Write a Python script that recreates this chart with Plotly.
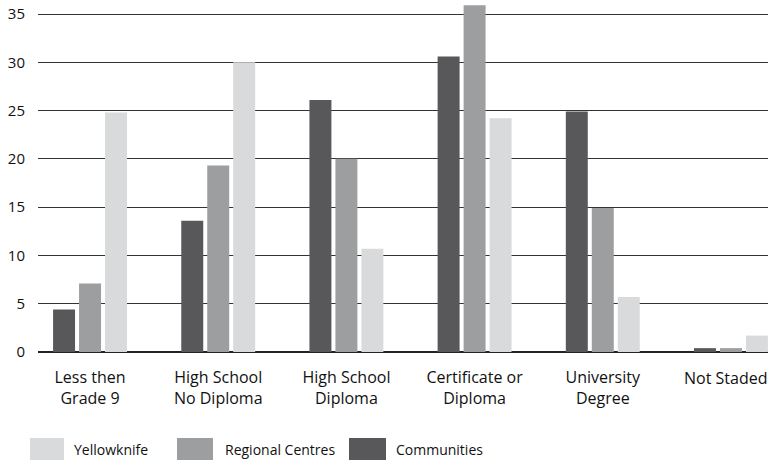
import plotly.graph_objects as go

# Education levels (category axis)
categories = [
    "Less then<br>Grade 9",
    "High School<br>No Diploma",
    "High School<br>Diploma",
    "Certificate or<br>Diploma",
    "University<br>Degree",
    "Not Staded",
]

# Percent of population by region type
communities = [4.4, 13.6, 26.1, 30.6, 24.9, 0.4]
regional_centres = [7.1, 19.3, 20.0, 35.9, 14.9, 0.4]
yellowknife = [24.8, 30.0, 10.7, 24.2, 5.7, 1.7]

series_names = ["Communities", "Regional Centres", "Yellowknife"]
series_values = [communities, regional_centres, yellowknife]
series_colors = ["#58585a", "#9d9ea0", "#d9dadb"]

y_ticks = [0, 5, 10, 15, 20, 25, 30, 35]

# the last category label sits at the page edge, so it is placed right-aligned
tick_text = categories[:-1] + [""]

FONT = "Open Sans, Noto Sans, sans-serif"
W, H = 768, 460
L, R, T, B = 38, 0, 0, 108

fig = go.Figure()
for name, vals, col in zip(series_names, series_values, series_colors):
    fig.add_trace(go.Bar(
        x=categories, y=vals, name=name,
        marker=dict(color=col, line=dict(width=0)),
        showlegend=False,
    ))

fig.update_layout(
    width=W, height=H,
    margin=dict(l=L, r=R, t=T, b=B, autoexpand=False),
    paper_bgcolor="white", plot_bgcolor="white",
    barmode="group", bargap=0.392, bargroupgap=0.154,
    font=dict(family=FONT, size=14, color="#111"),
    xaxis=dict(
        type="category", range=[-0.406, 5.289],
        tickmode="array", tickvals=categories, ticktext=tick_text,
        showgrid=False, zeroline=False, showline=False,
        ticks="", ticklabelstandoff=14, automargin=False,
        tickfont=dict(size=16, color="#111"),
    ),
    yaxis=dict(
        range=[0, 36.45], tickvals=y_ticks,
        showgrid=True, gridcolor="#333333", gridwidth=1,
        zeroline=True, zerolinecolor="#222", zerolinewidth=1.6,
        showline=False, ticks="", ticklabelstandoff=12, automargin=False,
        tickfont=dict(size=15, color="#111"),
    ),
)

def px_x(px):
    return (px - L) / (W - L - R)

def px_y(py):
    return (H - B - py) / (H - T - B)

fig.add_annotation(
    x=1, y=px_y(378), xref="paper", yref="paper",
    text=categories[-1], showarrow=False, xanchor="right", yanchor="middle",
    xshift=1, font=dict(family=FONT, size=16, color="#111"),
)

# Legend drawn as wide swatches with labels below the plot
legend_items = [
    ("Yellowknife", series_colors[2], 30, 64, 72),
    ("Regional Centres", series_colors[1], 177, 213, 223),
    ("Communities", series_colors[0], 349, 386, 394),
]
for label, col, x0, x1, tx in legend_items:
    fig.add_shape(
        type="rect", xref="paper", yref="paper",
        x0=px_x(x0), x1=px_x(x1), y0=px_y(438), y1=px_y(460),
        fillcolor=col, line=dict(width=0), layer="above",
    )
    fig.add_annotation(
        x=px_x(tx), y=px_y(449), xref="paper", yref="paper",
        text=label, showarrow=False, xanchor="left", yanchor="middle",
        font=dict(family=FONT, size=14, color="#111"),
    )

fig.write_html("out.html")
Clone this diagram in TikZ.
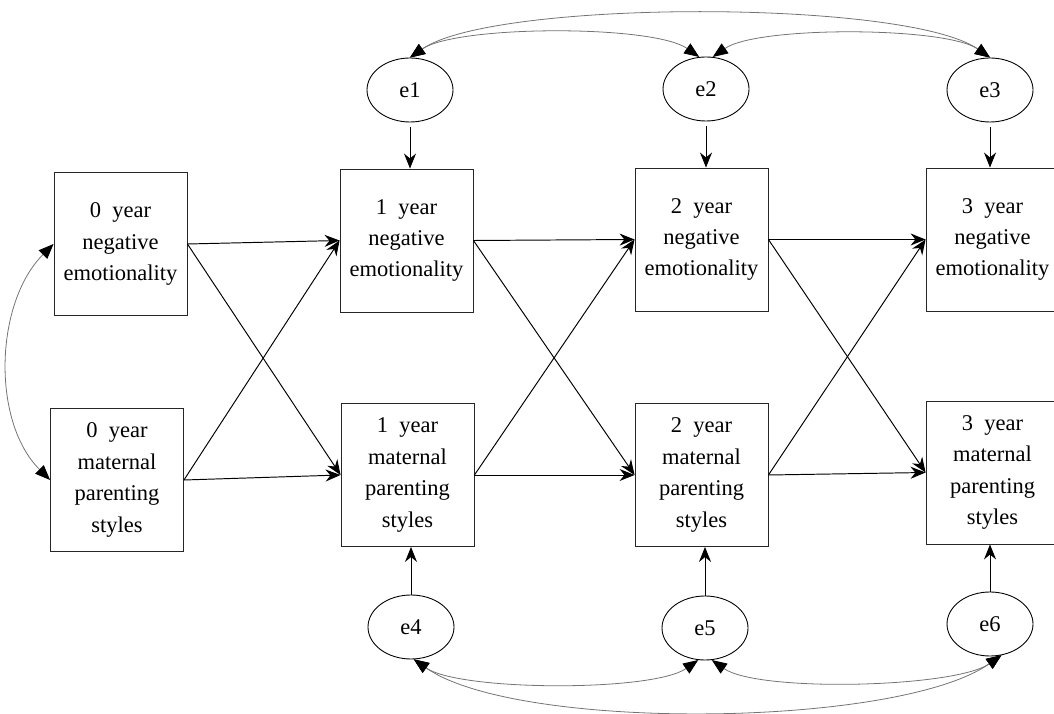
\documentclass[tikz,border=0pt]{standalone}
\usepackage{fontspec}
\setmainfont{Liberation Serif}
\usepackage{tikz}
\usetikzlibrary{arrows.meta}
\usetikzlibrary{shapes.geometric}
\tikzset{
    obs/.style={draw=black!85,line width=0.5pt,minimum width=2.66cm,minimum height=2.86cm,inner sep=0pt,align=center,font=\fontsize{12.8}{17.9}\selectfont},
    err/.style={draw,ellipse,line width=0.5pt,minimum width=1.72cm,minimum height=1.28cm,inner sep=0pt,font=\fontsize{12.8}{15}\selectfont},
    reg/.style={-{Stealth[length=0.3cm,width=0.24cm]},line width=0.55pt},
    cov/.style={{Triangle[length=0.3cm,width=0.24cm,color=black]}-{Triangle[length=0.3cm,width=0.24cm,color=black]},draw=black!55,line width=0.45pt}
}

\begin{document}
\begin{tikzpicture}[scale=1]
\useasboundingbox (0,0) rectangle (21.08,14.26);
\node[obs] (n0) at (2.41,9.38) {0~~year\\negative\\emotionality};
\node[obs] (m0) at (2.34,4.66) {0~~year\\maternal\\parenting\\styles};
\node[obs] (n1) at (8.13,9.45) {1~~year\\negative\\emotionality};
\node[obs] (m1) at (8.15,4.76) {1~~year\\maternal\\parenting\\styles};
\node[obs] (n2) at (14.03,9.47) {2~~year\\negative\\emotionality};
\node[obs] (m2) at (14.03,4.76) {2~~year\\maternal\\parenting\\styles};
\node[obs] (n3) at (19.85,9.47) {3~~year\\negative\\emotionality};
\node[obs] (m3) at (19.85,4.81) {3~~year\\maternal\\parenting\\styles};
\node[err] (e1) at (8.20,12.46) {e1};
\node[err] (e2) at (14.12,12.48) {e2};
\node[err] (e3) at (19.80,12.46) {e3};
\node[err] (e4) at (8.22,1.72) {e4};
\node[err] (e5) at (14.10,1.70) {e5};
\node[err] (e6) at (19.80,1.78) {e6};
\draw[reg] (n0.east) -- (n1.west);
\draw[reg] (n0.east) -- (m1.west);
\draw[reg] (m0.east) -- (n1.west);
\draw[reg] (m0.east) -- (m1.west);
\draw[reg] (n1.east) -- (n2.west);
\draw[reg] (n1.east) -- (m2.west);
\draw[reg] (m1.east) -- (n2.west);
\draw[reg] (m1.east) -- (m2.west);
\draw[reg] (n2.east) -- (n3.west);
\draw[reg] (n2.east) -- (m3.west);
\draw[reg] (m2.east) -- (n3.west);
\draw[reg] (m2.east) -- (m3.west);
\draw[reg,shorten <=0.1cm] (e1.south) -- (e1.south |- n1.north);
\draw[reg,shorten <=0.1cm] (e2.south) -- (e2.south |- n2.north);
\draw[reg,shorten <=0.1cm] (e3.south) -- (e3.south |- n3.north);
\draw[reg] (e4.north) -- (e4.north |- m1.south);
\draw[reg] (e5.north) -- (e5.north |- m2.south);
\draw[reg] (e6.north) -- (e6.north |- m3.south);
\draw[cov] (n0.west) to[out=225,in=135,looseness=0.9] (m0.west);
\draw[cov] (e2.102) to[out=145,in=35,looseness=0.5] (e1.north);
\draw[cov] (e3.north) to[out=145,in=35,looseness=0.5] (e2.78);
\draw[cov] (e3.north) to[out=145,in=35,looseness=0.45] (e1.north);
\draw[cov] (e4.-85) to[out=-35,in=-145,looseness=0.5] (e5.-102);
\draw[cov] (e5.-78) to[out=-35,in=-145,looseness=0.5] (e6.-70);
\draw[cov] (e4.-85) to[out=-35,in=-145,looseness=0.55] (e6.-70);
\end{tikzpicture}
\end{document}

» **Task description**: Repeat, with no pictures, each line from the beginning of the data through the line containing "tick_text = categories[:-1]", inclusive.

» **Result of the task**:
Write a Python script that recreates this chart with Plotly.
import plotly.graph_objects as go

# Education levels (category axis)
categories = [
    "Less then<br>Grade 9",
    "High School<br>No Diploma",
    "High School<br>Diploma",
    "Certificate or<br>Diploma",
    "University<br>Degree",
    "Not Staded",
]

# Percent of population by region type
communities = [4.4, 13.6, 26.1, 30.6, 24.9, 0.4]
regional_centres = [7.1, 19.3, 20.0, 35.9, 14.9, 0.4]
yellowknife = [24.8, 30.0, 10.7, 24.2, 5.7, 1.7]

series_names = ["Communities", "Regional Centres", "Yellowknife"]
series_values = [communities, regional_centres, yellowknife]
series_colors = ["#58585a", "#9d9ea0", "#d9dadb"]

y_ticks = [0, 5, 10, 15, 20, 25, 30, 35]

# the last category label sits at the page edge, so it is placed right-aligned
tick_text = categories[:-1] + [""]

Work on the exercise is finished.